It’s been over a week since the conclusion of the ministerial of the World Trade Organization (WTO) in Abu Dhabi. The meeting underscored the divisions worldwide over trade issues, from agricultural subsidies to fisheries and even investment facilitation, says Mohan Kumar, former Indian ambassador to France and lead negotiator at GATT, the forerunner of the WTO.
Speaking on The Gist, Ambassador Kumar made some important points. India’s subsidies on agriculture are driven by the need to ensure its subsistence farmers are adequately compensated and prices remain affordable for the population at large. This is not liked by some of the agricultural giants out there, such as the US, Brazil, Canada, Australia and even Thailand, who want the subsidies gone so they can sell their grain in India.
On fisheries, he noted that India’s demand for 25 years to enable it to scale up its fishing infrastructure and operations may seem excessive.
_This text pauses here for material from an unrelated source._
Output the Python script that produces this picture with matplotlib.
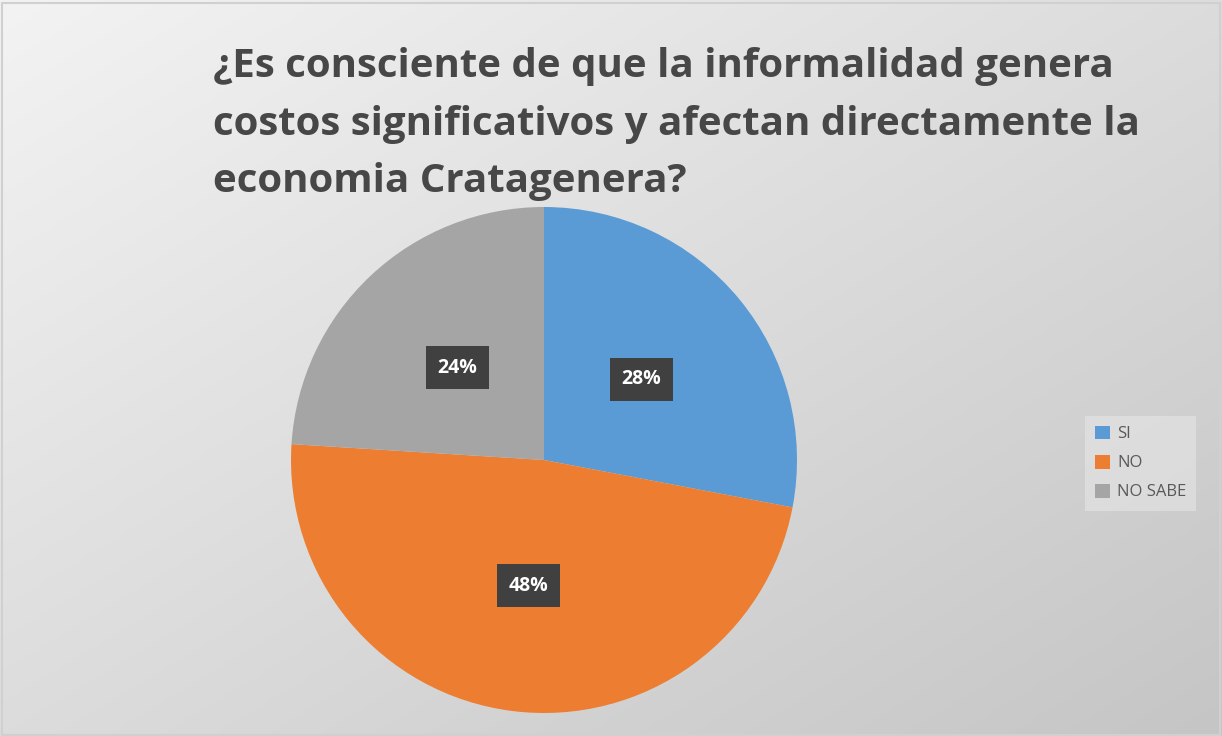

But India is in no position today to compete with Chinese or European fishing fleets. As for China’s moves at investment facilitation, India’s point is in a multilateral institution like the WTO where decisions are made by consensus, such plurilateral initiatives are best left out.
In the long term, Ambassador Kumar believes India has no choice but to negotiate free trade agreements (this is underway with the European Union and the UK) because the WTO is losing ground. The US is refusing to allow the dispute settlement body to function because many decisions went against it. If Donald Trump wins the November election, he may well seek bilateral trade deals and given US clout as a world trading power, India would be at a great disadvantage.
Kumar also believes India needs to move urgently on reforming its land and labour laws as these militate against efficiency and competition. But history has shown that India is a reformer only by compulsion, not out of conviction and this is something which needs to be addressed.